While super high-end detailing is equal parts art and science, if you’re just trying to remove light scratches to restore your clear coat, you can pick up the necessary skills in just a few hours. For heavier defects like oxidation, deep scratches, and etching from bird droppings, you may need a more aggressive approach.
Grab a hood or door from a nearby junkyard if you’re apprehensive about starting on your own car. Simply tape off the panels and follow the simple polishing process, and you’ll naturally find good results.
Quick tips for polishing your car at home
Of course, there are some basics that you can follow to make polishing your car easier.
- Keep your pad flat to the paint. Even on curves and edges, keeping your pad as flat as you can will ensure even polishing pressure and reduce the risk of burn-through on an edge. Don’t lean the polisher to one side or the other. A flat pad means even polishing power and lets the machine do the work for you.
- Use the right amount of polishing liquid for your application. Each brand has slightly different requirements. Find their respective YouTube tutorials and write down the ideal working time and coverage area to ensure you understand the proper process.

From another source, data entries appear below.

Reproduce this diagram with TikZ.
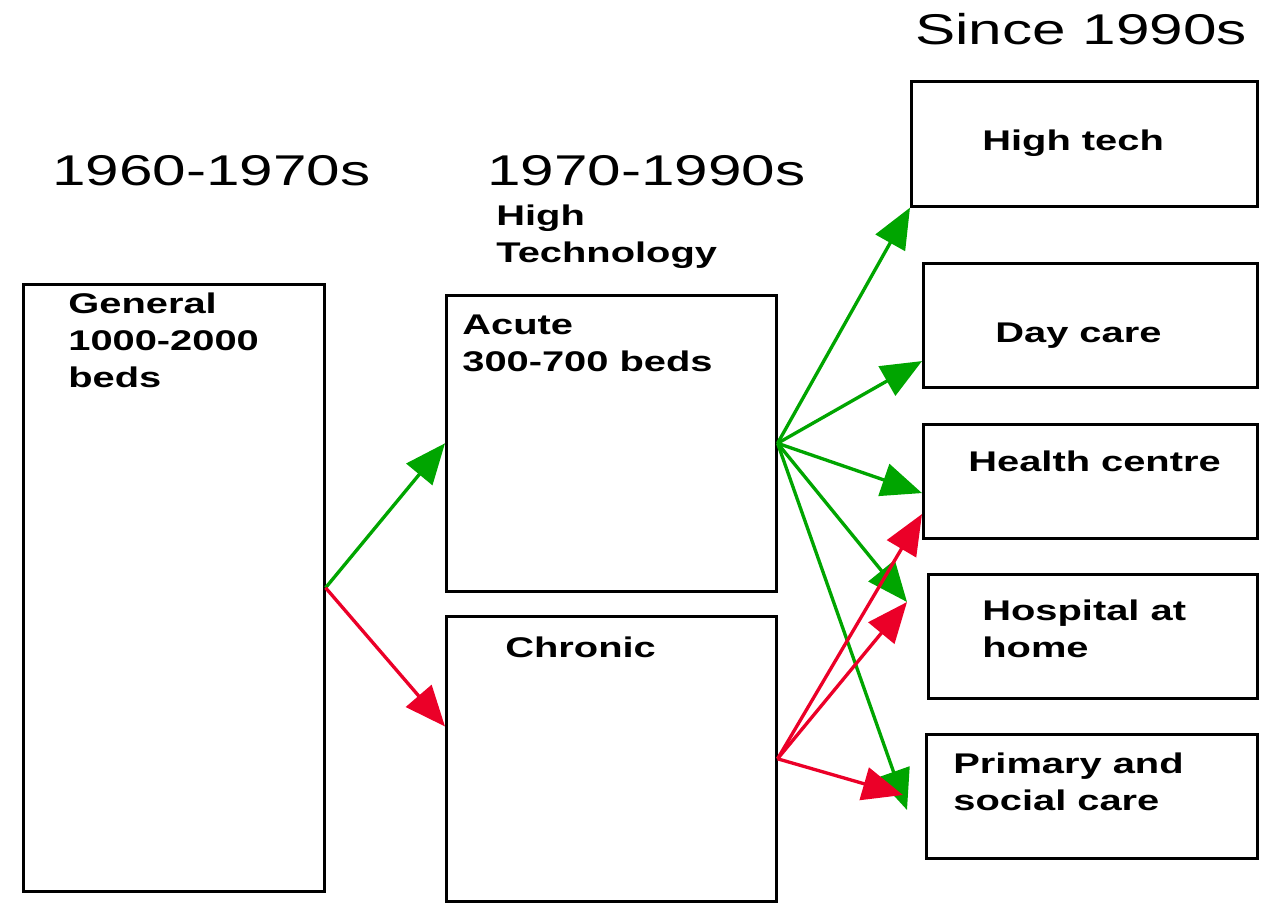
\documentclass[tikz,border=0pt]{standalone}
\usepackage{fontspec}
\setmainfont{Liberation Sans}[FakeStretch=1.4]
\usetikzlibrary{arrows.meta}
\newcommand{\era}{\fontsize{24.5}{29}\selectfont}
\newcommand{\lbl}{\fontsize{16.2}{21}\selectfont\bfseries}
\definecolor{arrgreen}{RGB}{0,165,0}
\definecolor{arrred}{RGB}{235,0,40}

\begin{document}
\begin{tikzpicture}[x=0.02cm, y=-0.02cm,
    box/.style={draw, line width=1.5pt, anchor=north west, inner sep=0pt},
    txt/.style={anchor=north west, inner sep=0pt, align=left, font=\lbl},
    head/.style={anchor=base west, inner sep=0pt, font=\era},
    grn/.style={draw=arrgreen, line width=1.9pt, -{Triangle[length=23pt,width=19pt]}},
    rd/.style={grn, draw=arrred, fill=arrred}]

    \useasboundingbox (0,0) rectangle (1268,909);

    % periods
    \node[head] (p1) at (52,185) {1960-1970s};
    \node[head] (p2) at (487,185) {1970-1990s};
    \node[head] (p3) at (915,45) {Since 1990s};
    \node[txt] (hightechno) at (496,205) {High\\Technology};

    % boxes
    \node[box, minimum width=6.02cm, minimum height=12.14cm] (general) at (22,283) {};
    \node[box, minimum width=6.6cm, minimum height=5.92cm] (acute) at (445,294) {};
    \node[box, minimum width=6.6cm, minimum height=5.7cm] (chronic) at (445,615) {};
    \node[box, minimum width=6.92cm, minimum height=2.5cm] (hightech) at (910,80) {};
    \node[box, minimum width=6.68cm, minimum height=2.48cm] (daycare) at (922,262) {};
    \node[box, minimum width=6.68cm, minimum height=2.28cm] (health) at (922,423) {};
    \node[box, minimum width=6.58cm, minimum height=2.48cm] (hospital) at (927,573) {};
    \node[box, minimum width=6.62cm, minimum height=2.48cm] (primary) at (925,733) {};

    \node[txt] (generaltxt) at (68,293) {General\\1000-2000\\beds};
    \node[txt] (acutetxt) at (462,315) {Acute\\300-700 beds};
    \node[txt] (chronictxt) at (505,637) {Chronic};
    \node[txt] (hightechtxt) at (982,130) {High tech};
    \node[txt] (daycaretxt) at (995,323) {Day care};
    \node[txt] (healthtxt) at (968,451) {Health centre};
    \node[txt] (hospitaltxt) at (982,600) {Hospital at\\home};
    \node[txt] (primarytxt) at (953,753) {Primary and\\social care};

    \coordinate (hospin) at (907,602);
    \coordinate (primg) at (907,810);
    \coordinate (primr) at (903,795);

    \draw[grn] (general.east) to (acute.west);
    \draw[rd] (general.east) to (chronic.169);

    \draw[grn] (acute.east) to (hightech.south west);
    \draw[grn] (acute.east) to (daycare.192);
    \draw[grn] (acute.east) to (health.184);
    \draw[grn] (acute.east) to (hospin);
    \draw[grn] (acute.east) to (primg);

    \draw[rd] (chronic.east) to (health.191);
    \draw[rd] (chronic.east) to (hospin);
    \draw[rd] (chronic.east) to (primr);

\end{tikzpicture}
\end{document}
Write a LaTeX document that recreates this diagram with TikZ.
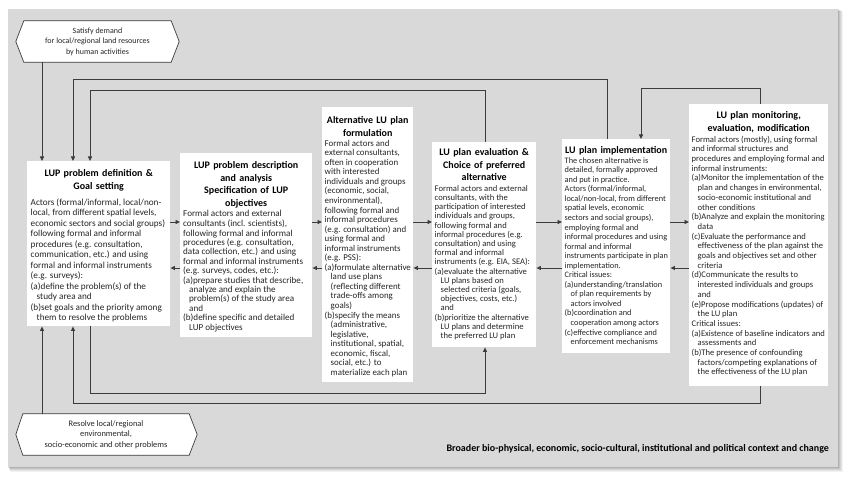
\documentclass[tikz,border=0pt]{standalone}
\usepackage{fontspec}
\setmainfont{Carlito}
\usetikzlibrary{arrows.meta,backgrounds}
\definecolor{bg}{HTML}{D9D9D9}
\definecolor{ln}{HTML}{3C3C3C}
\definecolor{tx}{HTML}{262626}
\newcommand\hi{\hspace*{6pt}}
\begin{document}
\begin{tikzpicture}[x=1pt,y=-1pt,
  box/.style={fill=white,draw=none,anchor=north west,inner sep=0pt},
  ttl/.style={anchor=north,inner sep=0pt,align=center,text=black,font=\fontsize{10}{12.5}\selectfont\bfseries},
  txt/.style={anchor=north west,inner sep=0pt,align=left,text=tx},
  conn/.style={draw=ln,line width=0.9pt},
  arr/.style={conn,-{Triangle[length=4.5pt,width=4pt]}},
  hexlbl/.style={inner sep=0pt,align=center,text=tx},
  hexshape/.style={fill=white,draw=ln,line width=0.7pt}
]
\useasboundingbox (0,0) rectangle (850,478);

% boxes
\node[box,minimum width=143,minimum height=165] (b1) at (27,161) {};
\node[box,minimum width=132,minimum height=184] (b2) at (180,153) {};
\node[box,minimum width=91,minimum height=275] (b3) at (322,107) {};
\node[box,minimum width=104,minimum height=205] (b4) at (432,142) {};
\node[box,minimum width=108,minimum height=214] (b5) at (562,139) {};
\node[box,minimum width=139,minimum height=282] (b6) at (689,104) {};

% titles
\node[ttl,text width=139] (h1) at ([yshift=-6.75pt]b1.north) {\strut LUP problem definition \&\\Goal setting\strut};
\node[ttl,text width=130] (h2) at ([yshift=-6.75pt]b2.north) {\strut LUP problem description\\and analysis\\Specification of LUP\\objectives\strut};
\node[ttl,text width=89] (h3) at ([yshift=-7.75pt]b3.north) {\strut Alternative LU plan\\formulation\strut};
\node[ttl,text width=102] (h4) at ([yshift=-4.75pt]b4.north) {\strut LU plan evaluation \&\\Choice of preferred\\alternative\strut};
\node[ttl,text width=106] (h5) at ([yshift=-5.75pt]b5.north) {\strut LU plan implementation\strut};
\node[ttl,text width=137] (h6) at ([yshift=-5.75pt]b6.north) {\strut LU plan monitoring,\\evaluation, modification\strut};

% bodies
\node[txt,font=\fontsize{9.2}{10.5}\selectfont] (t1) at ([xshift=3.5pt,yshift=-36.6pt]b1.north west) {%
\strut Actors (formal/informal, local/non-\\
local, from different spatial levels,\\
economic sectors and social groups)\\
following formal and informal\\
procedures (e.g. consultation,\\
communication, etc.) and using\\
formal and informal instruments\\
(e.g. surveys):\\
(a)define the problem(s) of the\\
\hi study area and\\
(b)set goals and the priority among\\
\hi them to resolve the problems};

\node[txt,font=\fontsize{9.1}{9.4}\selectfont] (t2) at ([xshift=3pt,yshift=-56.4pt]b2.north west) {%
\strut Formal actors and external\\
consultants (incl. scientists),\\
following formal and informal\\
procedures (e.g. consultation,\\
data collection, etc.) and using\\
formal and informal instruments\\
(e.g. surveys, codes, etc.):\\
(a)prepare studies that describe,\\
\hi analyze and explain the\\
\hi problem(s) of the study area\\
\hi and\\
(b)define specific and detailed\\
\hi LUP objectives};

\node[txt,font=\fontsize{8.9}{9.55}\selectfont] (t3) at ([xshift=2.5pt,yshift=-32.3pt]b3.north west) {%
\strut Formal actors and\\
external consultants,\\
often in cooperation\\
with interested\\
individuals and groups\\
(economic, social,\\
environmental),\\
following formal and\\
informal procedures\\
(e.g. consultation) and\\
using formal and\\
informal instruments\\
(e.g. PSS):\\
(a)formulate alternative\\
\hi land use plans\\
\hi (reflecting different\\
\hi trade-offs among\\
\hi goals)\\
(b)specify the means\\
\hi (administrative,\\
\hi legislative,\\
\hi institutional, spatial,\\
\hi economic, fiscal,\\
\hi social, etc.) to\\
\hi materialize each plan};

\node[txt,font=\fontsize{8.6}{9.2}\selectfont] (t4) at ([xshift=2.5pt,yshift=-42.6pt]b4.north west) {%
\strut Formal actors and external\\
consultants, with the\\
participation of interested\\
individuals and groups,\\
following formal and\\
informal procedures (e.g.\\
consultation) and using\\
formal and informal\\
instruments (e.g. EIA, SEA):\\
(a)evaluate the alternative\\
\hi LU plans based on\\
\hi selected criteria (goals,\\
\hi objectives, costs, etc.)\\
\hi and\\
(b)prioritize the alternative\\
\hi LU plans and determine\\
\hi the preferred LU plan};

\node[txt,font=\fontsize{8.3}{9.55}\selectfont] (t5) at ([xshift=2.5pt,yshift=-17.3pt]b5.north west) {%
\strut The chosen alternative is\\
detailed, formally approved\\
and put in practice.\\
Actors (formal/informal,\\
local/non-local, from different\\
spatial levels, economic\\
sectors and social groups),\\
employing formal and\\
informal procedures and using\\
formal and informal\\
instruments participate in plan\\
implementation.\\
Critical issues:\\
(a)understanding/translation\\
\hi of plan requirements by\\
\hi actors involved\\
(b)coordination and\\
\hi cooperation among actors\\
(c)effective compliance and\\
\hi enforcement mechanisms};

\node[txt,font=\fontsize{8.6}{9.7}\selectfont] (t6) at ([xshift=2.5pt,yshift=-31.2pt]b6.north west) {%
\strut Formal actors (mostly), using formal\\
and informal structures and\\
procedures and employing formal and\\
informal instruments:\\
(a)Monitor the implementation of the\\
\hi plan and changes in environmental,\\
\hi socio-economic institutional and\\
\hi other conditions\\
(b)Analyze and explain the monitoring\\
\hi data\\
(c)Evaluate the performance and\\
\hi effectiveness of the plan against the\\
\hi goals and objectives set and other\\
\hi criteria\\
(d)Communicate the results to\\
\hi interested individuals and groups\\
\hi and\\
(e)Propose modifications (updates) of\\
\hi the LU plan\\
Critical issues:\\
(a)Existence of baseline indicators and\\
\hi assessments and\\
(b)The presence of confounding\\
\hi factors/competing explanations of\\
\hi the effectiveness of the LU plan};

% hexagon labels
\node[hexlbl,minimum width=147,minimum height=41,font=\fontsize{8}{10.5}\selectfont] (hexT) at (97.5,41.5)
  {Satisfy demand\\for local/regional land resources\\by human activities};
\node[hexlbl,minimum width=166,minimum height=41,font=\fontsize{8.4}{10.5}\selectfont] (hexB) at (106,434.5)
  {Resolve local/regional\\environmental,\\socio-economic and other problems};

% context label
\node[anchor=base east,inner sep=0pt,font=\fontsize{10}{12}\selectfont\bfseries,text=black] (ctx) at (829,451)
  {Broader bio-physical, economic, socio-cultural, institutional and political context and change};

% connectors: external inputs
\draw[arr] (hexT.south -| 42,0) -- (b1.north -| 42,0);
\draw[arr] (hexB.north -| 42,0) -- (b1.south -| 42,0);

% forward arrows
\draw[arr] (b1.east |- 0,222) -- (b2.west |- 0,222);
\draw[arr] (b2.east |- 0,222) -- (b3.west |- 0,222);
\draw[arr] (b3.east |- 0,222) -- (b4.west |- 0,222);
\draw[arr] (b4.east |- 0,222) -- (b5.west |- 0,222);
\draw[arr] (b5.east |- 0,222) -- (b6.west |- 0,222);
% backward arrows
\draw[arr] (b2.west |- 0,268) -- (b1.east |- 0,268);
\draw[arr] (b3.west |- 0,268) -- (b2.east |- 0,268);
\draw[arr] (b4.west |- 0,268) -- (b3.east |- 0,268);
\draw[arr] (b5.west |- 0,268) -- (b4.east |- 0,268);
\draw[arr] (b6.west |- 0,268) -- (b5.east |- 0,268);

% feedback loops top
\draw[arr] (b5.north -| 607,0) |- (73,79) -- (b1.north -| 73,0);
\draw[arr] (b4.north -| 485,0) |- (90,90) -- (b1.north -| 90,0);
\draw[arr] (b6.north -| 760,0) |- (641,88) -- (b5.north -| 641,0);
% feedback loops bottom
\draw[arr] (b1.south -| 90,0) |- (485,393) -- (b4.south -| 485,0);
\draw[arr] (b6.south -| 760,0) |- (73,403) -- (b1.south -| 73,0);

\begin{scope}[on background layer]
  \foreach \i/\o in {5/0.05,4/0.06,3/0.07,2/0.08,1/0.09}{
    \fill[black,opacity=\o] (8+0.4*\i,9+0.4*\i) rectangle (838+\i,467+\i);
  }
  \fill[bg] (8,9) rectangle (838,467);
  \draw[hexshape] (hexT.north west) -- (hexT.north east) -- ([xshift=8pt]hexT.east) -- (hexT.south east)
     -- (hexT.south west) -- ([xshift=-8pt]hexT.west) -- cycle;
  \draw[hexshape] (hexB.north west) -- (hexB.north east) -- ([xshift=8pt]hexB.east) -- (hexB.south east)
     -- (hexB.south west) -- ([xshift=-7pt]hexB.west) -- cycle;
\end{scope}
\end{tikzpicture}
\end{document}
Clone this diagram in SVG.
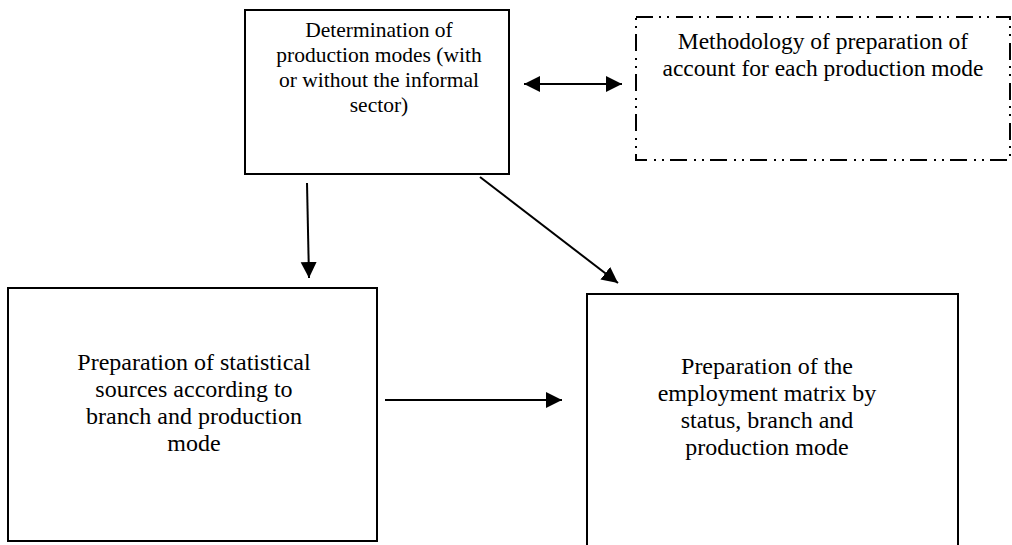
<svg xmlns="http://www.w3.org/2000/svg" width="1012" height="545" viewBox="0 0 1012 545">
<style>
.box{fill:#fff;stroke:#000;stroke-width:2}
.dbox{fill:none;stroke:#000;stroke-width:2;stroke-dasharray:17 6 2 6 2 7}
.t{font-family:'Liberation Serif','Times New Roman',Tinos,'DejaVu Serif','Noto Serif',serif;fill:#000;text-anchor:middle}
.conn{stroke:#000;stroke-width:2;fill:none}
</style>
<defs>
<marker id="ah" markerWidth="18" markerHeight="18" refX="16" refY="8" orient="auto-start-reverse" markerUnits="userSpaceOnUse">
<path d="M0,0 L16,8 L0,16 Z" fill="#000"/>
</marker>
</defs>
<rect width="1012" height="545" fill="#fff"/>
<g id="node-determination">
<rect class="box" x="245" y="10" width="264" height="164" stroke-width="2.5"/>
<text class="t" font-family="Liberation Serif, Times New Roman, DejaVu Serif, serif" font-size="21.5"><tspan x="379" y="37">Determination of</tspan><tspan x="379" y="62">production modes (with</tspan><tspan x="379" y="87">or without the informal</tspan><tspan x="379" y="112">sector)</tspan></text>
</g>
<g id="node-methodology">
<rect class="dbox" x="636" y="17" width="374" height="143"/>
<text class="t" font-family="Liberation Serif, Times New Roman, DejaVu Serif, serif" font-size="23.5"><tspan x="823" y="49">Methodology of preparation of</tspan><tspan x="823" y="76">account for each production mode</tspan></text>
</g>
<g id="node-sources">
<rect class="box" x="8" y="288" width="369" height="253"/>
<text class="t" font-family="Liberation Serif, Times New Roman, DejaVu Serif, serif" font-size="24"><tspan x="194" y="370">Preparation of statistical</tspan><tspan x="194" y="397">sources according to</tspan><tspan x="194" y="424">branch and production</tspan><tspan x="194" y="451">mode</tspan></text>
</g>
<g id="node-matrix">
<rect class="box" x="587" y="294" width="371" height="260"/>
<text class="t" font-family="Liberation Serif, Times New Roman, DejaVu Serif, serif" font-size="24"><tspan x="767" y="374">Preparation of the</tspan><tspan x="767" y="401">employment matrix by</tspan><tspan x="767" y="428">status, branch and</tspan><tspan x="767" y="455">production mode</tspan></text>
</g>
<g id="connectors">
<line class="conn" x1="524" y1="84" x2="622" y2="84" marker-start="url(#ah)" marker-end="url(#ah)"/>
<line class="conn" x1="307" y1="183" x2="309" y2="278" marker-end="url(#ah)"/>
<line class="conn" x1="480" y1="177" x2="618" y2="283" marker-end="url(#ah)"/>
<line class="conn" x1="385" y1="400" x2="562" y2="400" marker-end="url(#ah)"/>
</g>
</svg>
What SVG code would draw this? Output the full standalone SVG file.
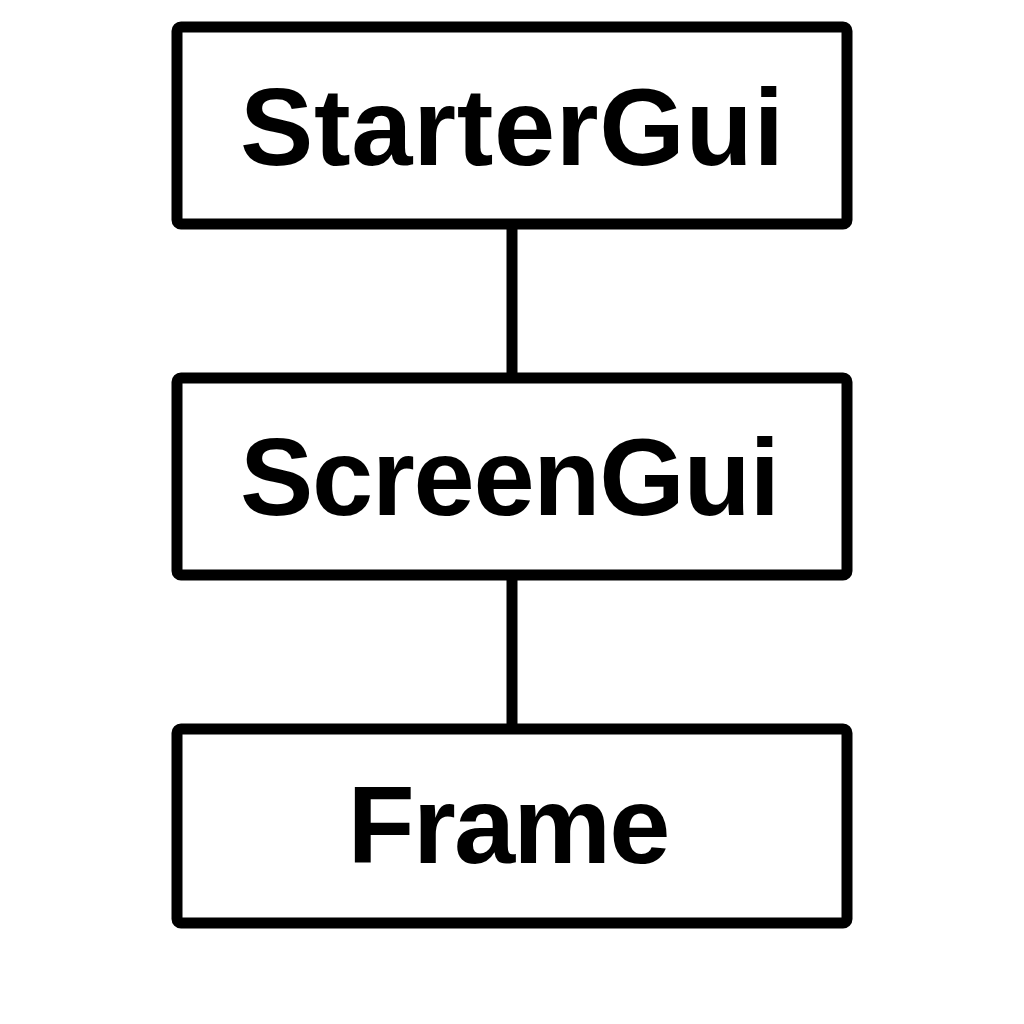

- Use a clay bar. Most of the damage you get when polishing your car comes from a surface that wasn’t prepared for polishing. Go beyond the wash with a clay bar to remove bonded contaminants and ensure a completely clean surface before polishing.
- Work in small sections. It’s easy to want to work half a hood or door panel at a time. However, trying to polish too large an area will reduce the effectiveness of both the pads and polishing liquids. Overworking your materials will diminish your results. Instead, work a two-foot by two-foot section at a time, first up and down, then left to right, adjusting as needed for edges and rounded corners. Working smaller is OK, working larger, often, is not.
- Wipe away polishing residue immediately. Leaving polishing liquid on the surface after you’ve polished makes it harder to remove and raises the risk of installing new scratches when you wipe it away. Furthermore, wiping the area immediately lets you check your work as you go, so you know what your car’s paint needs to look its best.
- Be flexible. Some cars will need only one pass. Some will need as many as three or four. Working in small sections and wiping the surface immediately can clue you into what process your car’s paint needs when polishing.
Just pick up the polisher already
As we’ve discussed, the odds of you harming your car’s paint are slim to none. When I started polishing, I was terrified that it would be easy to make a big mistake. But as I found out, learning a process and following the steps makes it easy to get a good result with minimal risk. Once you get the steps down, you’ll be surprised at how easily you can polish your own car and make it look great!